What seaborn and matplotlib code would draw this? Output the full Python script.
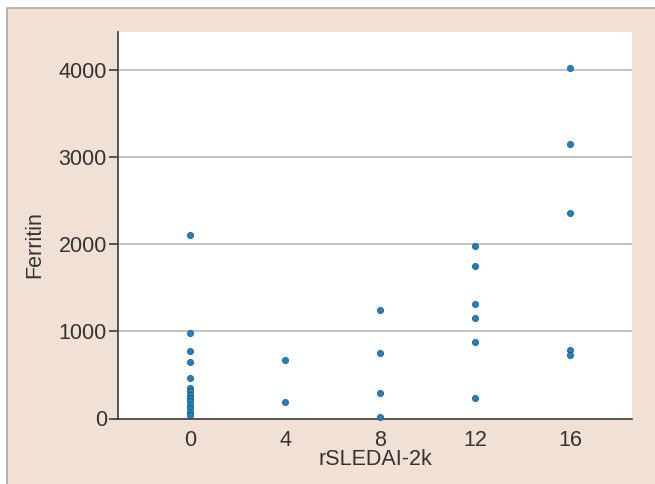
import seaborn as sns
import pandas as pd
import matplotlib.pyplot as plt
from matplotlib.patches import Rectangle
from matplotlib.lines import Line2D

# rSLEDAI-2k score groups and ferritin readings
sledai_0 = [2110, 980, 770, 650, 460, 350, 310, 270, 240, 200, 160, 120, 80, 45]
sledai_4 = [672, 189]
sledai_8 = [1246, 752, 296, 14]
sledai_12 = [1984, 1747, 1315, 1154, 875, 239]
sledai_16 = [4024, 3148, 2363, 786, 729]

groups = {0: sledai_0, 4: sledai_4, 8: sledai_8, 12: sledai_12, 16: sledai_16}
rows = [(k, v) for k, vals in groups.items() for v in vals]
df = pd.DataFrame(rows, columns=['rSLEDAI-2k', 'Ferritin'])

x_ticks = [0, 4, 8, 12, 16]
y_ticks = [0, 1000, 2000, 3000, 4000]

sns.set_style('white')
plt.rcParams['font.family'] = ['Liberation Sans', 'DejaVu Sans']

beige = '#f0e1d4'
text_col = '#333333'

fig = plt.figure(figsize=(6.55, 4.84), dpi=100, facecolor='white')
# beige panel with a grey frame on top and left only
x0, y1 = 6.5 / 655, 1 - 8 / 484
fig.patches.append(Rectangle((x0, 0), 1 - x0, y1, transform=fig.transFigure,
                             facecolor=beige, edgecolor='none', zorder=-5))
fig.add_artist(Line2D([x0, x0, 1], [0, y1, y1], transform=fig.transFigure,
                      color='#a8a8a8', linewidth=1.2, zorder=-4))

ax = fig.add_axes([118 / 655, 1 - 418.5 / 484, 514 / 655, 386.8 / 484])
ax.set_facecolor('white')

for yv in y_ticks[1:]:
    ax.axhline(yv, color='#b3b3b3', linewidth=1.1, zorder=1)

sns.scatterplot(data=df, x='rSLEDAI-2k', y='Ferritin', ax=ax, color='#2180bf',
                edgecolor='#16587f', linewidth=0.5, s=20, zorder=3, clip_on=False)

ax.set_xlim(-3.03, 18.6)
ax.set_ylim(0, 4440)
ax.set_xticks(x_ticks)
ax.set_yticks(y_ticks)

for side in ['top', 'right']:
    ax.spines[side].set_visible(False)
for side in ['left', 'bottom']:
    ax.spines[side].set_color('#3a3a3a')
    ax.spines[side].set_linewidth(1.2)

ax.tick_params(axis='x', length=0, pad=8, labelsize=15.5, labelcolor=text_col)
ax.tick_params(axis='y', length=6.5, width=1.2, color='#3a3a3a', pad=1.5,
               labelsize=15.5, labelcolor=text_col, left=True)

ax.set_xlabel('rSLEDAI-2k', fontsize=15.5, color=text_col, labelpad=-1)
ax.set_ylabel('Ferritin', fontsize=15.5, color=text_col)
ax.yaxis.set_label_coords(-0.142, 0.449)

fig.savefig('out.png', dpi=100, facecolor=fig.get_facecolor())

DIRECTIVE ::
Starting at the top of the listing above, reproduce each line up to and including the one with "text_col = '#333333'"; omit the pictures.

FINAL RESULT ::
What seaborn and matplotlib code would draw this? Output the full Python script.
import seaborn as sns
import pandas as pd
import matplotlib.pyplot as plt
from matplotlib.patches import Rectangle
from matplotlib.lines import Line2D

# rSLEDAI-2k score groups and ferritin readings
sledai_0 = [2110, 980, 770, 650, 460, 350, 310, 270, 240, 200, 160, 120, 80, 45]
sledai_4 = [672, 189]
sledai_8 = [1246, 752, 296, 14]
sledai_12 = [1984, 1747, 1315, 1154, 875, 239]
sledai_16 = [4024, 3148, 2363, 786, 729]

groups = {0: sledai_0, 4: sledai_4, 8: sledai_8, 12: sledai_12, 16: sledai_16}
rows = [(k, v) for k, vals in groups.items() for v in vals]
df = pd.DataFrame(rows, columns=['rSLEDAI-2k', 'Ferritin'])

x_ticks = [0, 4, 8, 12, 16]
y_ticks = [0, 1000, 2000, 3000, 4000]

sns.set_style('white')
plt.rcParams['font.family'] = ['Liberation Sans', 'DejaVu Sans']

beige = '#f0e1d4'
text_col = '#333333'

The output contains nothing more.